Figure 2: Trade-off between sampling speed and generation quality for ResGen and baselines; right panel shows maximum batch size per model.

Figure 3: VAR-d30 model comparison (FID=1.92) for reference against ResGen.

Figure 4: Randomly generated 256×256 samples by ResGen trained on ImageNet, demonstrating high-fidelity synthesis.

Ablation and Sampling Analysis

Ablation studies reveal that increasing sampling steps improves generation quality, and temperature/top-p scaling can be tuned for optimal diversity and fidelity. The model achieves high-quality generation with a relatively small number of iterations, attributed to the unmasking process being easier than denoising in conventional diffusion models.

Implications and Future Directions

ResGen's decoupling of sampling complexity from token depth and sequence length enables scalable, efficient generative modeling for high-resolution images and long audio sequences.
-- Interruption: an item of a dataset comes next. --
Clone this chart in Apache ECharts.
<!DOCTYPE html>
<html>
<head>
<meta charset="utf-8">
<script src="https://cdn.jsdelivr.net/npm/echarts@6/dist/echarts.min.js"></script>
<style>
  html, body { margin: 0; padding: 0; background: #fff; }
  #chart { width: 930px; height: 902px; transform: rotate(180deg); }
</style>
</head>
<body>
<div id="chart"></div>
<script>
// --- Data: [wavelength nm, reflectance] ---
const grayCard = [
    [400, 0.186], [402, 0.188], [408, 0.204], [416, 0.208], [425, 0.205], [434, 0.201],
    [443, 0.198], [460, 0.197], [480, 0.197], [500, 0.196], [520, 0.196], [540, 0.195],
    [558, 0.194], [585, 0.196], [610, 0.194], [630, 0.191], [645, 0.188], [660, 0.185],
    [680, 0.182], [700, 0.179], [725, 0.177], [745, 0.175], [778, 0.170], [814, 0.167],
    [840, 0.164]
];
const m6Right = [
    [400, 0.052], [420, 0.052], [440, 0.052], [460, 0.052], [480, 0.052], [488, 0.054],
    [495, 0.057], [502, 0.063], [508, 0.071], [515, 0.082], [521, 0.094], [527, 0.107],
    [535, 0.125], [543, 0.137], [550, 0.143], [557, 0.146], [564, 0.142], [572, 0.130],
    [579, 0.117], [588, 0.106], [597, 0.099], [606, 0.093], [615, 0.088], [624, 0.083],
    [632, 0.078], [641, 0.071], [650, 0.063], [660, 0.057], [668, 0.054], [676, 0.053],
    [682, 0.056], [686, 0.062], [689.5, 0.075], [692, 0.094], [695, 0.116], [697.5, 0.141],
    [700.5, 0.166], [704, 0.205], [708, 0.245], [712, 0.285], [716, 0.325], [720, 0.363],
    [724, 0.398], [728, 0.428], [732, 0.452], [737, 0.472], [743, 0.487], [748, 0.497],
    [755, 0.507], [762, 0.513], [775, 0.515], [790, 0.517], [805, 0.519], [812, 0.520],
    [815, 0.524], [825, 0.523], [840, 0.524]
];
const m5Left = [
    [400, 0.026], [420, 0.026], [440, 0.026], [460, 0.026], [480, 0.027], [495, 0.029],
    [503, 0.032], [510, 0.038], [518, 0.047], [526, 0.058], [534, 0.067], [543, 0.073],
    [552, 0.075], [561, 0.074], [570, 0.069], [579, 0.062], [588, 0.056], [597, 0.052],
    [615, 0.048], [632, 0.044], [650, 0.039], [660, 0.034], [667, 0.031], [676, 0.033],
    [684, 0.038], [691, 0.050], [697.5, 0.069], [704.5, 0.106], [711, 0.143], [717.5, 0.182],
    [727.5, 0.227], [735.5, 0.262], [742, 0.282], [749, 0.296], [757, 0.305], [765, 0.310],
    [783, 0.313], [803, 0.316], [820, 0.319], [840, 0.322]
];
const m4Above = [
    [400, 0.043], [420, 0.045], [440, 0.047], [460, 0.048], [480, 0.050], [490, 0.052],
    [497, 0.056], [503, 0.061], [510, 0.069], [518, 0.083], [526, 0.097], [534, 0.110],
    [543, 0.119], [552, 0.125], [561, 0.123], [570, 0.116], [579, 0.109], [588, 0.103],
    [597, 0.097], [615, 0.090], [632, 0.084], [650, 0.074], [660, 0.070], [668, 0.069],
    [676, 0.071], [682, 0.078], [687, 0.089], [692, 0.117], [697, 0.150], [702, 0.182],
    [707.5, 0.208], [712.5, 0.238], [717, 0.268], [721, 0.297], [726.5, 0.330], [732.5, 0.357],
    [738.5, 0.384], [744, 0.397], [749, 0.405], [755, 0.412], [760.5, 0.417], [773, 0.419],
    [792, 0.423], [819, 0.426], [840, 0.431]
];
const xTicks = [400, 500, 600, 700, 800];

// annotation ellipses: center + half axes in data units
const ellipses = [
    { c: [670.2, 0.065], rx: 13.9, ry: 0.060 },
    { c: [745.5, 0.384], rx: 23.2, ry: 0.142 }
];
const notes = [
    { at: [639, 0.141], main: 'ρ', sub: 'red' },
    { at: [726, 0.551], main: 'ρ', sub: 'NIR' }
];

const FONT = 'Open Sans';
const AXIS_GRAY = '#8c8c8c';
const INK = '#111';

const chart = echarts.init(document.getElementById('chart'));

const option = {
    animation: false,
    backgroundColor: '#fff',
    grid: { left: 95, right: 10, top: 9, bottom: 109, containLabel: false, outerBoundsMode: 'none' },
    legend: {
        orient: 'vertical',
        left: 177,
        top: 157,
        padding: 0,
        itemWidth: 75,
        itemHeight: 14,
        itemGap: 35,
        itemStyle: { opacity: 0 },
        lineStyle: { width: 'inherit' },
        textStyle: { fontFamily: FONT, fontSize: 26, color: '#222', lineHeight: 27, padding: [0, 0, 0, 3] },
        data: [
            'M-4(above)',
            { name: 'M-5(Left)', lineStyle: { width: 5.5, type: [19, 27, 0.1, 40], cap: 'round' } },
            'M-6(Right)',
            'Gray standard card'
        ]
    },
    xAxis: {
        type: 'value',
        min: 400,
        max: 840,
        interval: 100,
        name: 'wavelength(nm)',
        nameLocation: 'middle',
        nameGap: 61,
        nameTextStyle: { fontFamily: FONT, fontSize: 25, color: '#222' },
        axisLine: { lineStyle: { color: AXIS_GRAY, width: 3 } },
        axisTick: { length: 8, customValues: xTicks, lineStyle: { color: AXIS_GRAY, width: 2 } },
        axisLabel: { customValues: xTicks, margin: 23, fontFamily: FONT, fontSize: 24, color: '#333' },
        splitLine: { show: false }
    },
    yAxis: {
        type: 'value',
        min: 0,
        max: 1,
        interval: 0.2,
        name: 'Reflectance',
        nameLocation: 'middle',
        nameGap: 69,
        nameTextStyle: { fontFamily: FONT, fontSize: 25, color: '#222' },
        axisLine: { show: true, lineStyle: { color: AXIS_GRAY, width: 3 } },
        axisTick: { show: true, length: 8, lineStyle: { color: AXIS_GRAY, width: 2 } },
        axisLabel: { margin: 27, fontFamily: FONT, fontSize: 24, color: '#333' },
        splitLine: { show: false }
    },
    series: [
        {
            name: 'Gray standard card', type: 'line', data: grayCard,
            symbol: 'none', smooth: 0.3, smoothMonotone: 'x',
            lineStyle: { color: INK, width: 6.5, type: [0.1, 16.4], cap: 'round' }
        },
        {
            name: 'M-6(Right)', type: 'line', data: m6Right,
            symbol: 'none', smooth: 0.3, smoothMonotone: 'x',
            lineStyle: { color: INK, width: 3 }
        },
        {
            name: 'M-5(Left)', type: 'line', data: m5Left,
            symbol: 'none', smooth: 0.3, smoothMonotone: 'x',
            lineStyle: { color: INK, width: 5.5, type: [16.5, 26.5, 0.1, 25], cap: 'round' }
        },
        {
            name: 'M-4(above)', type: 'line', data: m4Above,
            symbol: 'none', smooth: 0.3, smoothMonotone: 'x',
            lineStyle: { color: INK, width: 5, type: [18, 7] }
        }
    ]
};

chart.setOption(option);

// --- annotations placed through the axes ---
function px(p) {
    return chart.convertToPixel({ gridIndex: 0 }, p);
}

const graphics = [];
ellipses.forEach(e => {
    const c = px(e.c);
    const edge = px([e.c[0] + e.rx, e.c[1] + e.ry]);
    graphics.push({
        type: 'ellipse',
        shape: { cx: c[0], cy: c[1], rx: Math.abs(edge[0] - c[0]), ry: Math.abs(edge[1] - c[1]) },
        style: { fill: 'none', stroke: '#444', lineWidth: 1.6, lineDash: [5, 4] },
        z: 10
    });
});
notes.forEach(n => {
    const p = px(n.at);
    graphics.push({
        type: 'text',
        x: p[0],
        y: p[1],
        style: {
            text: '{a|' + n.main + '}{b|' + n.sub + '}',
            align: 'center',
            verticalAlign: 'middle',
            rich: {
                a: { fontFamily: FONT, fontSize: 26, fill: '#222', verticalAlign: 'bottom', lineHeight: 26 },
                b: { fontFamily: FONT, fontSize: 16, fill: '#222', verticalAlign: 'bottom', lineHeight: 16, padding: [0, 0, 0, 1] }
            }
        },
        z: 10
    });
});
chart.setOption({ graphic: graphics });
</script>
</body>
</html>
The approach is generalizable across modalities and demonstrates strong memory efficiency, making it suitable for deployment in resource-constrained environments.

Potential future directions include:

Incorporating key-value caching in transformers to further accelerate sampling.
Extending the framework to support alternative quantization methods such as Finite Scalar Quantization (FSQ).
Providing a formal theoretical justification for the observed efficiency in low-step inference.

Conclusion

ResGen presents an efficient, principled approach to generative modeling with RVQ-based tokens, achieving high-fidelity synthesis without compromising speed or scalability. The direct prediction of cumulative embeddings, probabilistic formulation, and empirical results establish ResGen as a robust solution for discrete generative modeling in both vision and audio domains. The methodology opens avenues for further research in quantization strategies, transformer optimization, and theoretical analysis of discrete diffusion processes.